#### INSTRUCTIONS FOR THE TASK
Across the entries below, how many lines contain the word "chart"? Give the number alone.

## Begin

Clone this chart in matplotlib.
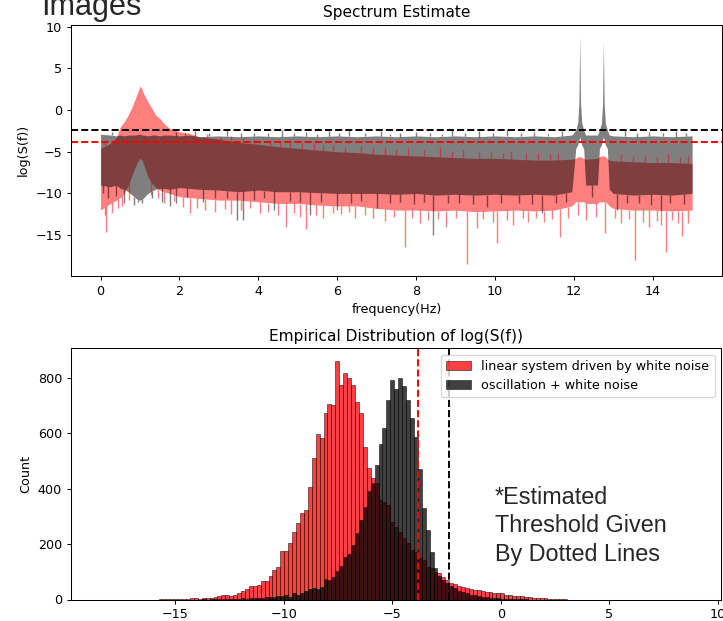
import numpy as np
import matplotlib
matplotlib.use("Agg")
import matplotlib.pyplot as plt

# ---- spectrum estimate (envelopes) ----
freq = [0.0, 0.25, 0.4, 0.5, 0.6, 0.7, 0.8, 0.9, 0.95, 1.0, 1.05, 1.1, 1.2,
        1.3, 1.4, 1.5, 1.6, 1.75, 2.0, 2.25, 2.5, 3.0, 3.5, 4.0, 4.5, 5.0,
        5.5, 6.0, 6.5, 7.0, 7.5, 8.0, 8.5, 9.0, 9.5, 10.0, 10.5, 11.0, 11.5,
        11.95, 12.05, 12.1, 12.13, 12.15, 12.17, 12.2, 12.25, 12.3, 12.6,
        12.65, 12.7, 12.73, 12.75, 12.77, 12.8, 12.85, 12.9, 13.0, 13.5,
        14.0, 14.5, 15.0]

osc_hi = [-2.9, -3.0, -3.1, -3.0, -3.1, -3.0, -3.0, -3.0, -2.9, -2.9, -3.0,
          -3.0, -3.1, -3.0, -3.0, -3.1, -3.0, -3.0, -3.1, -3.0, -3.2, -3.1,
          -3.2, -3.1, -3.2, -3.1, -3.2, -3.1, -3.2, -3.1, -3.2, -3.1, -3.2,
          -3.1, -3.2, -3.1, -3.2, -3.1, -3.2, -3.0, -2.4, -1.5, 1.0, 8.9,
          1.0, -1.5, -2.4, -3.0, -3.0, -2.4, -1.6, 0.8, 8.3, 0.8, -1.6,
          -2.4, -3.0, -3.1, -3.2, -3.1, -3.2, -3.1]
osc_lo = [-9.0, -9.2, -9.0, -9.4, -9.5, -9.8, -10.2, -10.6, -10.8, -10.8,
          -10.7, -10.5, -10.0, -9.7, -9.5, -9.4, -9.4, -9.5, -9.3, -9.4,
          -9.5, -9.6, -9.8, -9.6, -9.8, -9.8, -9.9, -10.0, -10.0, -10.0,
          -10.1, -10.0, -10.2, -10.1, -10.2, -10.1, -10.2, -10.1, -10.2,
          -9.8, -4.6, -4.2, -3.6, -3.2, -3.6, -4.2, -4.6, -9.0, -9.0, -4.6,
          -4.2, -3.6, -3.2, -3.6, -4.2, -4.6, -9.5, -10.0, -10.2, -10.1,
          -10.2, -10.0]

lin_hi = [-4.6, -4.0, -3.3, -2.0, -1.4, -0.6, 0.4, 1.6, 2.2, 2.9, 2.5, 1.9,
          1.0, 0.2, -0.6, -1.0, -1.6, -2.2, -2.6, -2.8, -3.2, -3.5, -3.9,
          -4.1, -4.4, -4.6, -4.8, -5.0, -5.1, -5.3, -5.4, -5.5, -5.6, -5.7,
          -5.8, -5.8, -5.9, -6.0, -6.0, -5.9, -5.8, -5.6, -5.6, -5.6, -5.6,
          -5.7, -5.8, -5.9, -5.8, -5.6, -5.5, -5.5, -5.5, -5.5, -5.6, -5.8,
          -6.0, -6.1, -6.2, -6.3, -6.3, -6.4]
lin_lo = [-12.0, -11.2, -10.8, -10.5, -10.0, -9.0, -7.8, -6.6, -6.1, -5.8,
          -6.0, -6.6, -8.0, -8.8, -9.3, -9.6, -9.8, -10.0, -10.4, -10.5,
          -10.6, -10.8, -10.8, -11.0, -11.2, -11.2, -11.4, -11.5, -11.5,
          -11.8, -12.0, -12.0, -12.1, -12.0, -12.2, -12.1, -12.0, -12.1,
          -12.0, -11.5, -11.0, -11.0, -11.0, -11.0, -11.0, -11.0, -11.0,
          -11.2, -11.2, -11.0, -11.0, -11.0, -11.0, -11.0, -11.0, -11.2,
          -11.5, -11.8, -12.0, -12.0, -12.1, -12.0]

# single spikes sticking out of the bands: (frequency, value)
lin_down = [(0.1, -12.6), (0.15, -14.6), (0.3, -12.4), (0.45, -11.8),
            (0.55, -11.5), (0.72, -10.8), (1.28, -10.2), (1.45, -10.6),
            (1.62, -11.2), (1.85, -10.9), (2.1, -11.6), (2.27, -12.4),
            (2.45, -11.8), (2.65, -12.0), (2.9, -12.2), (3.15, -11.9),
            (3.3, -12.5), (3.55, -12.0), (3.8, -11.7), (4.05, -12.3),
            (4.25, -12.2), (4.5, -12.6), (4.7, -14.0), (4.9, -12.4),
            (5.05, -12.8), (5.2, -14.3), (5.45, -12.6), (5.65, -12.9),
            (5.9, -12.4), (6.1, -12.5), (6.3, -12.2), (6.45, -12.9),
            (6.7, -12.6), (6.9, -13.0), (7.2, -13.3), (7.45, -12.8),
            (7.72, -16.4), (7.9, -13.0), (8.1, -13.6), (8.3, -13.2),
            (8.55, -13.1), (8.75, -14.0), (9.0, -13.0), (9.3, -18.5),
            (9.54, -14.2), (9.7, -13.1), (9.95, -13.4), (10.05, -16.0),
            (10.3, -13.2), (10.45, -13.8), (10.7, -13.0), (10.85, -13.4),
            (11.05, -13.0), (11.25, -13.4), (11.45, -13.1), (11.66, -15.2),
            (11.85, -13.0), (12.1, -12.6), (12.3, -13.2), (12.55, -12.8),
            (12.8, -14.8), (13.05, -13.0), (13.2, -13.6), (13.4, -13.1),
            (13.56, -18.0), (13.75, -13.4), (13.9, -14.0), (14.1, -13.3),
            (14.2, -13.8), (14.35, -17.0), (14.5, -13.2), (14.65, -13.5),
            (14.75, -15.1), (14.9, -13.5)]
lin_up = [(0.1, -3.6), (2.7, -2.9), (3.05, -3.2), (3.3, -3.1), (3.6, -3.4),
          (3.9, -3.5), (4.3, -3.6), (4.55, -3.8), (4.8, -3.9), (5.1, -3.9),
          (5.4, -4.0), (5.65, -4.2), (5.9, -4.2), (6.2, -4.4), (6.6, -4.3),
          (6.9, -4.6), (7.2, -4.4), (7.5, -4.7), (7.8, -4.6), (8.2, -4.8),
          (8.6, -4.4), (8.9, -4.9), (9.2, -4.8), (9.6, -5.0), (9.9, -5.0),
          (10.2, -5.1), (10.4, -4.9), (10.8, -5.2), (11.1, -5.2),
          (11.4, -5.3), (11.6, -5.1), (13.2, -5.3), (13.5, -5.5),
          (13.8, -5.4), (14.1, -5.6), (14.4, -5.3), (14.7, -5.6),
          (14.9, -5.5)]
osc_down = [(0.05, -10.0), (0.2, -10.6), (0.4, -10.3), (0.6, -11.2),
            (0.85, -11.4), (0.95, -11.0), (1.05, -11.2), (1.3, -10.6),
            (1.55, -11.0), (1.75, -11.5), (1.9, -11.2), (2.2, -10.4),
            (2.6, -11.0), (2.9, -10.5), (3.2, -10.6), (3.47, -13.2),
            (3.6, -13.2), (3.9, -10.8), (4.15, -10.6), (4.4, -12.0),
            (4.8, -10.9), (5.05, -11.0), (5.3, -12.6), (5.6, -11.0),
            (6.0, -12.0), (6.35, -11.1), (6.6, -10.9), (7.0, -11.8),
            (7.35, -11.2), (7.6, -11.0), (7.95, -11.3), (8.2, -11.0),
            (8.44, -15.0), (8.8, -11.2), (9.1, -11.1), (9.45, -11.3),
            (9.8, -11.6), (10.15, -11.2), (10.6, -11.1), (10.95, -11.3),
            (11.2, -12.4), (11.55, -11.2), (11.8, -11.0), (12.45, -10.4),
            (13.1, -12.0), (13.35, -11.2), (13.65, -11.1), (13.95, -11.4),
            (14.2, -12.0), (14.45, -11.2), (14.8, -11.3)]
osc_up = [(0.3, -2.6), (1.9, -2.6), (2.15, -2.8), (2.4, -2.5), (2.75, -2.8),
          (3.2, -2.3), (3.55, -2.8), (3.9, -2.7), (4.25, -2.8), (4.6, -2.4),
          (4.9, -2.8), (5.2, -2.6), (5.5, -2.9), (5.8, -2.5), (6.05, -2.8),
          (6.3, -2.3), (6.7, -2.8), (7.1, -2.5), (7.35, -2.9), (7.6, -2.7),
          (8.0, -2.6), (8.35, -2.8), (8.65, -2.9), (8.9, -2.4), (9.25, -2.8),
          (9.6, -2.5), (9.95, -2.8), (10.3, -2.3), (10.65, -2.8),
          (11.0, -2.6), (11.35, -2.9), (11.7, -2.5), (13.3, -2.4),
          (13.6, -2.8), (13.9, -2.6), (14.25, -2.8), (14.6, -2.5),
          (14.85, -2.8)]

thr_osc = -2.38
thr_lin = -3.79

# ---- histogram of log(S(f)) ----
bin_width = 0.181
lin_first_edge = -15.765
lin_counts = [1, 1, 2, 3, 2, 2, 3, 2, 4, 4, 3, 6, 5, 7, 8, 13, 15, 16, 13, 17,
              23, 31, 38, 50, 48, 53, 68, 68, 85, 106, 116, 175, 175, 205,
              242, 275, 312, 323, 407, 509, 597, 581, 672, 705, 701, 861,
              773, 816, 799, 773, 713, 671, 551, 473, 437, 419, 359, 353,
              341, 281, 263, 245, 221, 203, 179, 172, 149, 142, 118, 112,
              100, 94, 82, 70, 60, 56, 48, 46, 42, 38, 36, 34, 30, 28, 26,
              24, 22, 22, 18, 16, 14, 13, 11, 10, 8, 7, 6, 5, 4, 3, 2, 2, 1, 1]
osc_first_edge = -13.774
osc_counts = [1, 0, 1, 1, 2, 1, 2, 2, 3, 3, 4, 3, 5, 6, 5, 7, 8, 9, 10, 12,
              12, 16, 9, 25, 18, 22, 32, 37, 40, 38, 44, 73, 70, 82, 104,
              121, 154, 165, 195, 240, 285, 335, 390, 420, 485, 560, 620,
              719, 791, 758, 800, 770, 719, 653, 585, 470, 330, 250, 170,
              115, 85, 70, 58, 48, 40, 32, 26, 22, 18, 15, 12, 10, 8, 6, 5,
              4, 3, 3, 2, 2, 1, 1, 1]

lin_label = "linear system driven by white noise"
osc_label = "oscillation + white noise"


def draw_band(ax, lo, hi, down, up, color):
    ax.fill_between(freq, lo, hi, color=color, alpha=0.5, linewidth=0)
    for spikes, env in ((down, lo), (up, hi)):
        fs = [s[0] for s in spikes]
        vals = [s[1] for s in spikes]
        start = np.interp(fs, freq, env)
        ax.vlines(fs, start, vals, color=color, alpha=0.5, linewidth=1.1)


DPI = 92
fig = plt.figure(figsize=(723 / DPI, 621 / DPI), dpi=DPI)
ax1 = fig.add_axes([71 / 723, (621 - 275.7) / 621, 650.7 / 723, 250.7 / 621])
ax2 = fig.add_axes([71 / 723, (621 - 599.5) / 621, 650 / 723, 251.2 / 621])

# top: spectrum
draw_band(ax1, lin_lo, lin_hi, lin_down, lin_up, "red")
draw_band(ax1, osc_lo, osc_hi, osc_down, osc_up, "black")
ax1.axhline(thr_osc, color="k", ls="--", lw=1.5)
ax1.axhline(thr_lin, color="r", ls="--", lw=1.5)
ax1.set_xlim(-0.75, 15.75)
ax1.set_ylim(-19.87, 10.2)
ax1.set_xticks(np.arange(0, 15, 2))
ax1.set_yticks([-15, -10, -5, 0, 5, 10])
ax1.set_xlabel("frequency(Hz)")
ax1.set_ylabel("log(S(f))")
ax1.set_title("Spectrum Estimate")

# bottom: histograms
lin_edges = lin_first_edge + bin_width * np.arange(len(lin_counts))
osc_edges = osc_first_edge + bin_width * np.arange(len(osc_counts))
ax2.bar(lin_edges, lin_counts, width=bin_width, align="edge", color="red",
        alpha=0.75, edgecolor="black", linewidth=0.5, label=lin_label)
ax2.bar(osc_edges, osc_counts, width=bin_width, align="edge", color="black",
        alpha=0.75, edgecolor="black", linewidth=0.5, label=osc_label)
ax2.axvline(thr_lin, color="r", ls="--", lw=1.5)
ax2.axvline(thr_osc, color="k", ls="--", lw=1.5)
ax2.set_xlim(-19.8, 10.15)
ax2.set_ylim(0, 906)
ax2.set_xticks([-15, -10, -5, 0, 5, 10])
ax2.set_yticks([0, 200, 400, 600, 800])
ax2.set_ylabel("Count")
ax2.set_title("Empirical Distribution of log(S(f))")
ax2.legend(loc="upper right")

# overlaid annotation text
fig.text(40.7 / 723, 1 - 15 / 621, "Images", ha="left", va="baseline",
         fontsize=24, family="Liberation Sans", color="#262626")
for i, line in enumerate(["*Estimated", "Threshold Given", "By Dotted Lines"]):
    y = 504.3 + 28.2 * i
    fig.text(495 / 723, 1 - y / 621, line, ha="left", va="baseline",
             fontsize=18.3, family="Liberation Sans", color="#262626")

fig.savefig("out.png", dpi=DPI)
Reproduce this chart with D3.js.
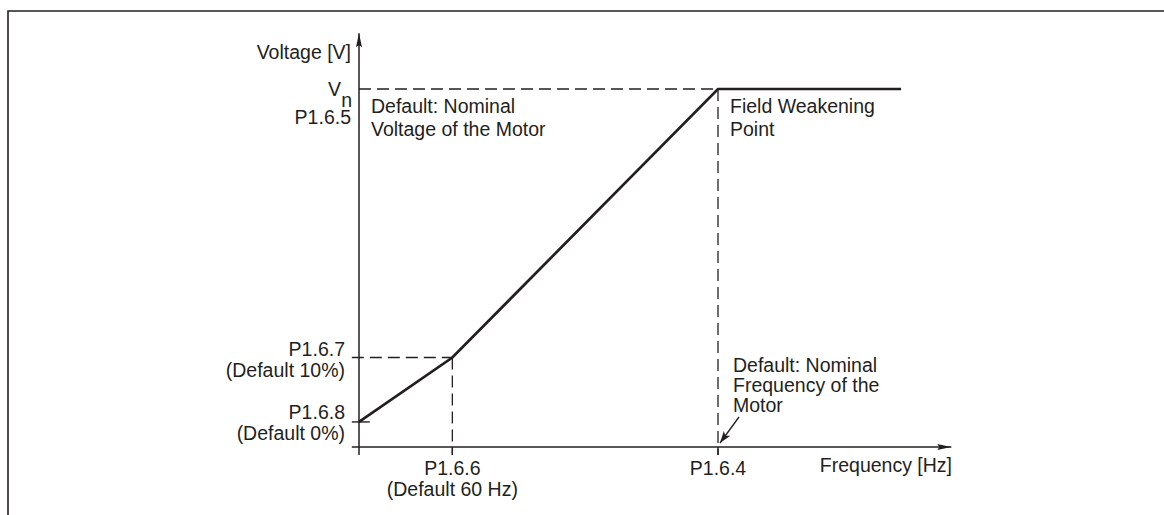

## End

#### REPLY TO THE EXERCISE
2